Os vilacondenses não chegavam às meias-finais da Taça de Portugal desde 2016 e estava visto que não iam repetir 2014 e 1984, quando atingiram a final. Pouco o Rio Ave conseguiu produzir.
Aliás, esta época, o Rio Ave tem sido uma deceção (quase) total no que à qualidade de jogo diz respeito, e até em termos de resultados, se retirarmos da equação a Prova Rainha, tanto com Luís Freire como com Petit. Bem sei que é difícil conciliar e conjugar tantas nacionalidades numa só época, mas não se vê praticamente nada, designadamente no momento ofensivo. É uma espécie de “bola no Clayton” e ele que resolva em apoios.
Com tanta qualidade individual faz confusão, sendo que em termos de qualidade de jogo, penso que a equipa até tenha piorado com a entrada de Petit, mesmo tendo, por exemplo, empatado a duas bolas na receção ao FC Porto e perdido apenas por 2-3 frente ao Benfica.
Desta forma, e sem mais golos no primeiro tempo, os leões regressaram ao balneário na frente do marcador e com a eliminatória praticamente resolvida.
Para a segunda parte saltaram do banco Theofanis Bakoulas, do Rio Ave, e Geny Catamo, do Sporting, que entraram para os lugares de Brandon Aguilera e Pote, respetivamente.
A partida manteve-se na mesma toada e, na primeira ocasião, o Sporting voltou a chegar ao golo: Geny apareceu a rematar, à entrada da área, para defesa incompleta de Miszta e, na recarga, Gyökeres atirou para o fundo da baliza, à passagem do minuto 50. O sueco chegou, assim, aos 91 golos em 97 jogos, com a camisola leonina.

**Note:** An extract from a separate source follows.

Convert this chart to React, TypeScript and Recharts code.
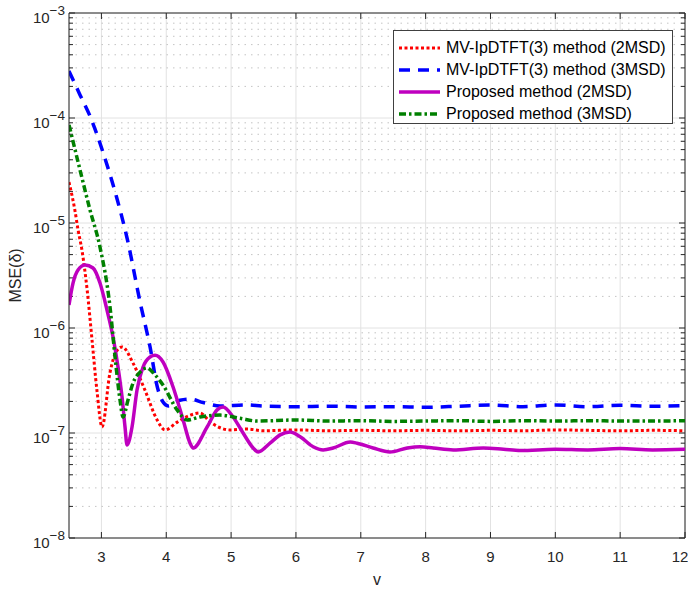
import React from 'react';
import { LineChart, Line, XAxis, YAxis, CartesianGrid, ReferenceLine, Legend } from 'recharts';

// values (v, MSE)
const redV = [2.5, 2.59, 2.64, 2.7, 2.78, 2.855, 2.93, 3.01, 3.13, 3.24, 3.32, 3.49, 3.67, 3.86, 3.98, 4.17, 4.37, 4.52, 4.68, 4.98, 5.25, 5.5, 6, 6.5, 7, 7.5, 8, 8.5, 9, 9.5, 10, 10.5, 11, 11.5, 12];
const redMse = [2.45e-5, 1.33e-5, 8.6e-6, 5.5e-6, 2.3e-6, 7.7e-7, 2.57e-7, 1.14e-7, 3.7e-7, 6.1e-7, 6.6e-7, 4.6e-7, 2.57e-7, 1.33e-7, 1.07e-7, 1.27e-7, 1.48e-7, 1.55e-7, 1.27e-7, 1.07e-7, 1.09e-7, 1.05e-7, 1.07e-7, 1.05e-7, 1.06e-7, 1.05e-7, 1.06e-7, 1.05e-7, 1.06e-7, 1.05e-7, 1.07e-7, 1.06e-7, 1.05e-7, 1.06e-7, 1.05e-7];

const blueV = [2.5, 2.67, 2.816, 3.048, 3.233, 3.395, 3.596, 3.75, 3.866, 3.95, 4.03, 4.21, 4.37, 4.57, 4.83, 5.25, 5.5, 6, 6.5, 7, 7.5, 8, 8.5, 9, 9.5, 10, 10.5, 11, 11.5, 12];
const blueMse = [2.8e-4, 1.66e-4, 1.07e-4, 4.25e-5, 1.77e-5, 7.2e-6, 1.77e-6, 6.6e-7, 2.68e-7, 1.97e-7, 1.81e-7, 2.05e-7, 2.1e-7, 1.95e-7, 1.81e-7, 1.85e-7, 1.8e-7, 1.78e-7, 1.8e-7, 1.77e-7, 1.78e-7, 1.76e-7, 1.8e-7, 1.85e-7, 1.78e-7, 1.85e-7, 1.78e-7, 1.84e-7, 1.8e-7, 1.82e-7];

const magV = [2.5, 2.562, 2.639, 2.747, 2.87, 2.978, 3.086, 3.179, 3.256, 3.318, 3.364, 3.395, 3.472, 3.549, 3.642, 3.75, 3.827, 3.95, 4.105, 4.26, 4.367, 4.414, 4.63, 4.784, 4.877, 5.03, 5.185, 5.34, 5.417, 5.6, 5.756, 5.91, 6.065, 6.265, 6.42, 6.574, 6.836, 6.944, 7.19, 7.45, 7.716, 7.917, 8.117, 8.426, 8.89, 9.2, 9.46, 10, 10.5, 11, 11.5, 12];
const magMse = [1.66e-6, 2.68e-6, 3.57e-6, 3.98e-6, 3.73e-6, 2.68e-6, 1.48e-6, 8.2e-7, 4.25e-7, 2.2e-7, 1.14e-7, 7.7e-8, 1.14e-7, 2.57e-7, 4.25e-7, 5.3e-7, 5.5e-7, 4.75e-7, 2.74e-7, 1.33e-7, 8.0e-8, 7.2e-8, 1.14e-7, 1.66e-7, 1.77e-7, 1.42e-7, 1.0e-7, 7.2e-8, 6.6e-8, 8.0e-8, 9.6e-8, 1.02e-7, 9.2e-8, 7.4e-8, 6.9e-8, 7.2e-8, 8.2e-8, 8.0e-8, 7.2e-8, 6.6e-8, 7.2e-8, 7.4e-8, 7.2e-8, 6.9e-8, 7.2e-8, 7.0e-8, 6.8e-8, 7.0e-8, 6.9e-8, 7.1e-8, 6.9e-8, 7.0e-8];

const greenV = [2.5, 2.67, 2.824, 2.978, 3.133, 3.21, 3.287, 3.333, 3.41, 3.488, 3.596, 3.7, 3.83, 3.95, 4.167, 4.32, 4.52, 4.83, 5.14, 5.4, 6, 6.5, 7, 7.5, 8, 8.5, 9, 9.5, 10, 10.5, 11, 11.5, 12];
const greenMse = [8.6e-5, 3.2e-5, 1.33e-5, 5.9e-6, 1.58e-6, 5.3e-7, 2.06e-7, 1.42e-7, 2.06e-7, 3.0e-7, 3.8e-7, 4.16e-7, 3.56e-7, 2.86e-7, 1.66e-7, 1.33e-7, 1.42e-7, 1.48e-7, 1.38e-7, 1.3e-7, 1.33e-7, 1.3e-7, 1.31e-7, 1.29e-7, 1.3e-7, 1.31e-7, 1.29e-7, 1.31e-7, 1.3e-7, 1.31e-7, 1.3e-7, 1.3e-7, 1.31e-7];

const xTicks = [3, 4, 5, 6, 7, 8, 9, 10, 11, 12];
const yTicks = [1e-8, 1e-7, 1e-6, 1e-5, 1e-4, 1e-3];

const toRows = (xs: number[], ys: number[]) => xs.map((v, i) => ({ v, mse: ys[i] }));

const series = [
  { name: 'MV-IpDTFT(3) method (2MSD)', data: toRows(redV, redMse), color: '#ff0000', width: 3, dash: '3 2.5' },
  { name: 'MV-IpDTFT(3) method (3MSD)', data: toRows(blueV, blueMse), color: '#0000ff', width: 3.5, dash: '11 8' },
  { name: 'Proposed method (2MSD)', data: toRows(magV, magMse), color: '#bf00bf', width: 3.5, dash: undefined },
  { name: 'Proposed method (3MSD)', data: toRows(greenV, greenMse), color: '#008000', width: 3.5, dash: '7 3 2.5 3' },
];

// minor log ticks 2..9 inside every decade
const yMinor: number[] = [];
for (let e = -8; e < -3; e++) {
  for (let m = 2; m <= 9; m++) yMinor.push(m * Math.pow(10, e));
}

const FONT = '"Liberation Sans", Arial, Helvetica, sans-serif';
const AXIS = '#262626';

const YTick = ({ x, y, payload }: any) => {
  const e = Math.round(Math.log10(payload.value));
  return (
    <text x={x} y={y + 10} textAnchor="end" fontSize={15} fill={AXIS} fontFamily={FONT}>
      10<tspan dy={-8} fontSize={13.5}>{'\u2212' + Math.abs(e)}</tspan>
    </text>
  );
};

const XTick = ({ x, y, payload }: any) => (
  <text x={x} y={y + 24} textAnchor="middle" fontSize={15} fill={AXIS} fontFamily={FONT}>
    {payload.value}
  </text>
);

// short inward tick marks on both sides + dotted minor grid
const hTicks = (len: number, grid: boolean) => (p: any) => {
  const xa = Math.min(p.x1, p.x2);
  const xb = Math.max(p.x1, p.x2);
  return (
    <g>
      {grid && <line x1={xa} x2={xb} y1={p.y1} y2={p.y1} stroke="#c4c4c4" strokeDasharray="1.5 5" />}
      <line x1={xa} x2={xa + len} y1={p.y1} y2={p.y1} stroke={AXIS} />
      <line x1={xb - len} x2={xb} y1={p.y1} y2={p.y1} stroke={AXIS} />
    </g>
  );
};

const vTicks = (p: any) => {
  const ya = Math.min(p.y1, p.y2);
  const yb = Math.max(p.y1, p.y2);
  return (
    <g>
      <line x1={p.x1} x2={p.x1} y1={ya} y2={ya + 6} stroke={AXIS} />
      <line x1={p.x1} x2={p.x1} y1={yb - 6} y2={yb} stroke={AXIS} />
    </g>
  );
};

const LegendBox = () => (
  <div style={{ width: 280, height: 94, border: '1px solid #404040', background: '#fff', fontFamily: FONT, fontSize: 16, color: '#000', paddingTop: 6, boxSizing: 'border-box' }}>
    {series.map((s) => (
      <div key={s.name} style={{ display: 'flex', alignItems: 'center', height: 22 }}>
        <svg width={46} height={10} style={{ flexShrink: 0 }}>
          <line x1={5} x2={46} y1={5} y2={5} stroke={s.color} strokeWidth={s.width} strokeDasharray={s.dash} />
        </svg>
        <span style={{ marginLeft: 6, whiteSpace: 'nowrap' }}>{s.name}</span>
      </div>
    ))}
  </div>
);

export default function App() {
  return (
    <div style={{ position: 'absolute', left: 0, top: 0, background: '#fff' }}>
      <LineChart width={688} height={592} margin={{ top: 13, right: 3, bottom: 0, left: 0 }}>
        <CartesianGrid stroke="#e2e2e2" />
        <XAxis
          dataKey="v"
          type="number"
          domain={[2.5, 12]}
          ticks={xTicks}
          allowDataOverflow
          height={54}
          tickLine={false}
          tickSize={0}
          tickMargin={0}
          tick={<XTick />}
          stroke={AXIS}
          label={{ value: 'v', position: 'insideBottom', offset: 7, fontSize: 16, fill: AXIS, fontFamily: FONT }}
        />
        <YAxis
          dataKey="mse"
          type="number"
          scale="log"
          domain={[1e-8, 1e-3]}
          ticks={yTicks}
          allowDataOverflow
          width={69}
          tickLine={false}
          tickSize={4}
          tickMargin={0}
          tick={<YTick />}
          stroke={AXIS}
          label={{ value: 'MSE(δ)', angle: -90, position: 'insideLeft', offset: 15, fontSize: 16, fill: AXIS, fontFamily: FONT, style: { textAnchor: 'middle' } }}
        />
        {yMinor.map((v) => (
          <ReferenceLine key={'m' + v} y={v} shape={hTicks(4, true)} />
        ))}
        {yTicks.map((v) => (
          <ReferenceLine key={'M' + v} y={v} shape={hTicks(6, false)} />
        ))}
        {xTicks.map((v) => (
          <ReferenceLine key={'x' + v} x={v} shape={vTicks} />
        ))}
        <ReferenceLine y={1e-3} stroke={AXIS} />
        <ReferenceLine x={12} stroke={AXIS} />
        {series.map((s) => (
          <Line
            key={s.name}
            data={s.data}
            dataKey="mse"
            name={s.name}
            type="monotone"
            stroke={s.color}
            strokeWidth={s.width}
            strokeDasharray={s.dash}
            dot={false}
            isAnimationActive={false}
          />
        ))}
        <Legend
          layout="vertical"
          align="center"
          verticalAlign="middle"
          wrapperStyle={{ left: 393, top: 30, width: 282 }}
          content={() => <LegendBox />}
        />
      </LineChart>
    </div>
  );
}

Números absolutamente estratosféricos.

De notar que a equipa leonina relaxou após o segundo golo, e o Rio Ave conseguiu aproveitar para criar algumas oportunidades consecutivas, encostando o Sporting à sua área.
Assim, já com Ricardo Esgaio, do lado leonino, e Ole Pohlmann e Tiago Morais, do lado vilacondense, em campo, a partida entrou num ritmo de gestão, com este último a reduzir, mas tinha partido para a jogada em posição irregular e o resultado manteve-se como estava.
As ameaças continuaram a surgir e, depois de uma grande jogada de Olinho, a bola beijou a barra e caiu em cima da linha de baliza de Rui Silva. Pouco depois, o golo acabou mesmo por aparecer, com os rioavistas a trocarem a bola ao primeiro toque e Clayton a deixar de calcanhar para a finalização certeira de André Luiz, aos 66’.
Rui Borges respondeu de imediato ao golo sofrido e continuou a refrescar a equipa, colocando Biel Teixeira e Conrad Harder no ataque. Já com o novo trio ofensivo, o leão voltou a criar perigo numa jogada em que Catamo isolou Fresneda, mas o lateral espanhol perdeu no duelo com Cezary Miszta.
Em relação ao guarda-redes polaco, com passagem pelo Legia de Varsóvia, demonstra cada vez mais qualidade e capacidade de, para na próxima época, assumir outros voos. Arrisco-me a dizer que é guarda-redes de equipa grande, sendo, neste momento, o jogador mais valorizado do plantel do Rio Ave, a par de Clayton.
Quanto a Biel, os pouquíssimos minutos do brasileiro em campo não obedecem à falta de oportunidades de Rui Borges. Mostrou sempre bons pormenores quando entrou/jogou, principalmente em espaços curtos. Qualidade técnica não parece faltar. A verdade é que o resultado não sofreu mais alterações, em parte por conta de Rui Silva, que negou o empate a Vrousai perto do fim.
Deste modo, o Sporting garantiu mais um triunfo ante o Rio Ave e está pelo segundo ano consecutivo na final da Taça de Portugal e, indica a vantagem de cinco golos dos encarnados na eliminatória contra o Tirsense, prepara-se para defrontar o Benfica na decisão do título.
Os rivais não se enfrentam no jogo decisivo da Prova Rainha desde 1996, resta saber o local do reencontro. Rui Borges diz não imaginar que o dérbi se realize noutro sítio que não o Jamor, mas a indecisão permanece.
Por fim, é de referir, também, o facto de ser mais um ano a discutir todos os títulos até ao fim. Mérito para quem construiu e manteve este plantel durante duas épocas, para Ruben Amorim, mas também para Rui Borges, que, apesar de todas as contrariedades, manteve o Sporting uma equipa sempre competitiva.